Photographs, with their dual role as documents and pictures, possess unique persuasive power. Their wide-ranging use, from tokens of memory to government records, from social media to scientific findings, from artistic endeavors to forensic evidence, invests them with an authority that crosses many disciplines. Yet the cultural heritage institutions that collect and preserve them, whether they be libraries, museums, historical societies or art galleries, often work in silos, with the subject matter of a particular collection determining its processing and destination. With born-digital collections, these divisions are amplified at scale. As institutions increasingly deal with large collections of born-digital images, traditional processing is impracticable on both local and collective levels
Another major challenge for archives, museums, and libraries is metadata creation at scale. This challenge has been exacerbated as archives in different institutional settings seek to diversify and decolonize their collections. In order to provide access to collections, many of our mechanisms for search and discovery rely on free-form and faceted search. The ascendency of free-form natural language search as popularized by Google has shaped the search and research patterns currently adopted by many scholars. Generating metadata is expensive, time-consuming, and laborious. Assigning keywords, ontologies, and schemas to images requires painstaking processing by catalogers and metadata specialists describing each image. As a result, a collection may be under-described or not have item level descriptions. There is often a need to re-describe when a collection is described.
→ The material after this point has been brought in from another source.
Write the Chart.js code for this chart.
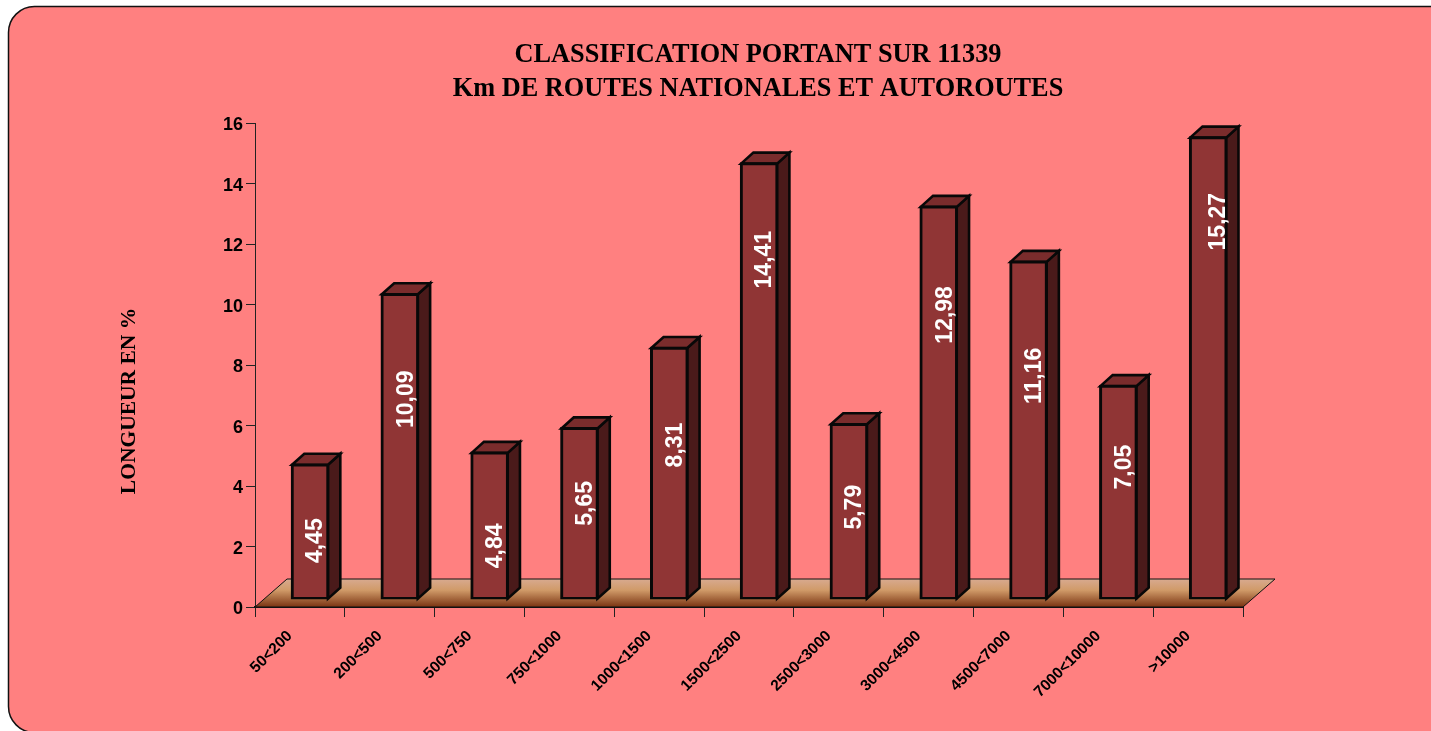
<!DOCTYPE html>
<html>
<head>
<meta charset="utf-8">
<title>Classification</title>
<script src="https://cdn.jsdelivr.net/npm/chart.js@4/dist/chart.umd.min.js"></script>
<style>
    html, body { margin: 0; padding: 0; background: #fff; overflow: hidden; }
    #wrap { width: 1518px; height: 731px; }
</style>
</head>
<body>
<div id="wrap"><canvas id="roadChart" width="1518" height="731"></canvas></div>
<script>
const categories = ['50<200', '200<500', '500<750', '750<1000', '1000<1500', '1500<2500', '2500<3000', '3000<4500', '4500<7000', '7000<10000', '>10000'];
const lengths = [4.45, 10.09, 4.84, 5.65, 8.31, 14.41, 5.79, 12.98, 11.16, 7.05, 15.27];
const yTicks = [0, 2, 4, 6, 8, 10, 12, 14, 16];
const titleLines = ['CLASSIFICATION PORTANT SUR 11339', 'Km DE ROUTES NATIONALES ET AUTOROUTES'];
const yTitle = 'LONGUEUR EN %';

const sans = '"Liberation Sans", Arial, sans-serif';
const serif = '"Liberation Serif", "Times New Roman", serif';

// the bars stand a little inside the floor
const shiftX = 10.1, shiftY = -7.8;
const depthX = 12.3, depthY = -11;
// how far below the bar top each value label sits in the original
const labelDrop = [76, 105, 93, 75, 97, 96, 83, 108, 114, 81, 84];
const labelSide = [6, 7, 6, 6, 6, 6, 6, 7, 6, 6, 10];

function path(ctx, pts) {
    ctx.beginPath();
    pts.forEach((p, i) => i ? ctx.lineTo(p[0], p[1]) : ctx.moveTo(p[0], p[1]));
    ctx.closePath();
}

const panel = {
    id: 'panel',
    beforeDraw(chart) {
        const ctx = chart.ctx;
        ctx.save();
        ctx.beginPath();
        ctx.roundRect(8.5, 6.5, 1490, 726, 26);
        ctx.fillStyle = '#ff8080';
        ctx.fill();
        ctx.strokeStyle = '#111';
        ctx.lineWidth = 1.5;
        ctx.stroke();
        ctx.restore();
    }
};

const nudge = {
    id: 'nudge',
    afterLayout(chart) {
        // title is centred on the whole panel, not on the plot
        chart.titleBlock.left += 79.5;
        chart.titleBlock.right += 79.5;
        // tick labels sit a bit off from where Chart.js puts them
        chart.scales.y.getLabelItems().forEach(item => { item.options.translation[1] += 2; });
        chart.scales.x.getLabelItems().forEach(item => {
            item.options.translation[0] -= 10;
            item.options.translation[1] += 6;
        });
    }
};

const solid = {
    id: 'solid',
    beforeDatasetsDraw(chart) {
        const ctx = chart.ctx, area = chart.chartArea;
        // floor
        const backY = area.bottom - 28, skew = 32;
        const grad = ctx.createLinearGradient(0, backY, 0, area.bottom);
        grad.addColorStop(0, '#d8aa90');
        grad.addColorStop(0.4, '#d09a68');
        grad.addColorStop(1, '#7a3412');
        ctx.save();
        path(ctx, [[area.left, area.bottom], [area.left + skew, backY], [area.right + skew, backY], [area.right, area.bottom]]);
        ctx.fillStyle = grad;
        ctx.fill();
        ctx.strokeStyle = '#111';
        ctx.lineWidth = 1;
        ctx.stroke();
        ctx.restore();

        // top and side faces
        ctx.save();
        ctx.translate(shiftX, shiftY);
        ctx.lineWidth = 2.6;
        ctx.lineJoin = 'miter';
        ctx.strokeStyle = '#080808';
        chart.getDatasetMeta(0).data.forEach(bar => {
            const l = bar.x - bar.width / 2, r = bar.x + bar.width / 2;
            path(ctx, [[r, bar.y], [r + depthX, bar.y + depthY], [r + depthX, bar.base + depthY], [r, bar.base]]);
            ctx.fillStyle = '#4a1a1a';
            ctx.fill();
            ctx.stroke();
            path(ctx, [[l, bar.y], [l + depthX, bar.y + depthY], [r + depthX, bar.y + depthY], [r, bar.y]]);
            ctx.fillStyle = '#7a2c2c';
            ctx.fill();
            ctx.stroke();
        });
        ctx.restore();

        // fronts are drawn by the library, moved onto the floor
        ctx.save();
        ctx.translate(shiftX, shiftY);
    },
    afterDatasetsDraw(chart) {
        const ctx = chart.ctx;
        ctx.restore();
        ctx.save();
        ctx.fillStyle = '#fff';
        ctx.font = 'bold 23px ' + sans;
        ctx.textAlign = 'center';
        ctx.textBaseline = 'middle';
        chart.getDatasetMeta(0).data.forEach((bar, i) => {
            ctx.save();
            ctx.translate(bar.x + shiftX + labelSide[i], bar.y + shiftY + labelDrop[i]);
            ctx.rotate(-Math.PI / 2);
            ctx.fillText(lengths[i].toFixed(2).replace('.', ','), 0, 0);
            ctx.restore();
        });
        ctx.restore();
    },
    afterDraw(chart) {
        // axis title sits lower than the middle of the scale
        const ctx = chart.ctx;
        ctx.save();
        ctx.translate(129, 401);
        ctx.rotate(-Math.PI / 2);
        ctx.fillStyle = '#000';
        ctx.font = 'bold 21.5px ' + serif;
        ctx.textAlign = 'center';
        ctx.textBaseline = 'middle';
        ctx.fillText(yTitle, 0, 0);
        ctx.restore();
    }
};

new Chart(document.getElementById('roadChart'), {
    type: 'bar',
    data: {
        labels: categories,
        datasets: [{
            data: lengths,
            backgroundColor: '#903535',
            borderColor: '#080808',
            borderWidth: 3,
            borderSkipped: false,
            inflateAmount: 1.3,
            barThickness: 36
        }]
    },
    options: {
        responsive: false,
        animation: false,
        layout: { padding: { left: 114, right: 275, top: 0, bottom: 0 } },
        plugins: {
            legend: { display: false },
            tooltip: { enabled: false },
            title: {
                display: true,
                text: titleLines,
                color: '#000',
                font: { family: serif, size: 26.3, weight: 'bold', lineHeight: 1.3 },
                padding: { top: 38, bottom: 17 }
            }
        },
        scales: {
            x: {
                afterFit(scale) { scale.height = 124; },
                border: { display: true, color: '#111', width: 2 },
                grid: { drawOnChartArea: false, drawTicks: true, tickLength: 10, color: '#222', lineWidth: 1 },
                ticks: {
                    autoSkip: false,
                    minRotation: 45,
                    maxRotation: 45,
                    padding: 4,
                    color: '#000',
                    font: { family: sans, size: 15.5, weight: 'bold' }
                }
            },
            y: {
                min: 0,
                max: 16,
                afterBuildTicks(scale) { scale.ticks = yTicks.map(v => ({ value: v })); },
                afterFit(scale) { scale.width = 141; },
                border: { display: true, color: '#222', width: 1 },
                grid: { drawOnChartArea: false, drawTicks: true, tickLength: 9, color: '#222', lineWidth: 1 },
                ticks: {
                    padding: 3,
                    color: '#000',
                    font: { family: sans, size: 18, weight: 'bold' }
                }
            }
        }
    },
    plugins: [panel, nudge, solid]
});
</script>
</body>
</html>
Furthermore, the kind of descriptive metadata can change with new developments in data/information/library science, new areas of inquiry among scholars, and changes in audiences, but it is often cost prohibitive to re-describe a collection.
Machine-based computational methods are opening up new avenues for large scale image analysis and retrieval.
The project “Images as Data: Processing, Exploration, and Discovery at Scale” provides a model for creating, searching, and assessing data about images at large scale.
The scope of the grant includes:
- Demonstrating how computer vision can provide descriptive metadata (text data) for born-digital and digitized materials at large scale using the Distant Viewing Toolkit, a Python package funded by the National Endowment for the Humanities Digital Humanities Advancement Grant and built by the University of Richmond Distant Viewing Lab.
- Generating visual data for aggregating and analyzing visual patterns across extremely large corpora of retro-digitized and born-digital images.
- Developing user-driven recommender systems for content-based image retrieval for scholars and a model for image-based search.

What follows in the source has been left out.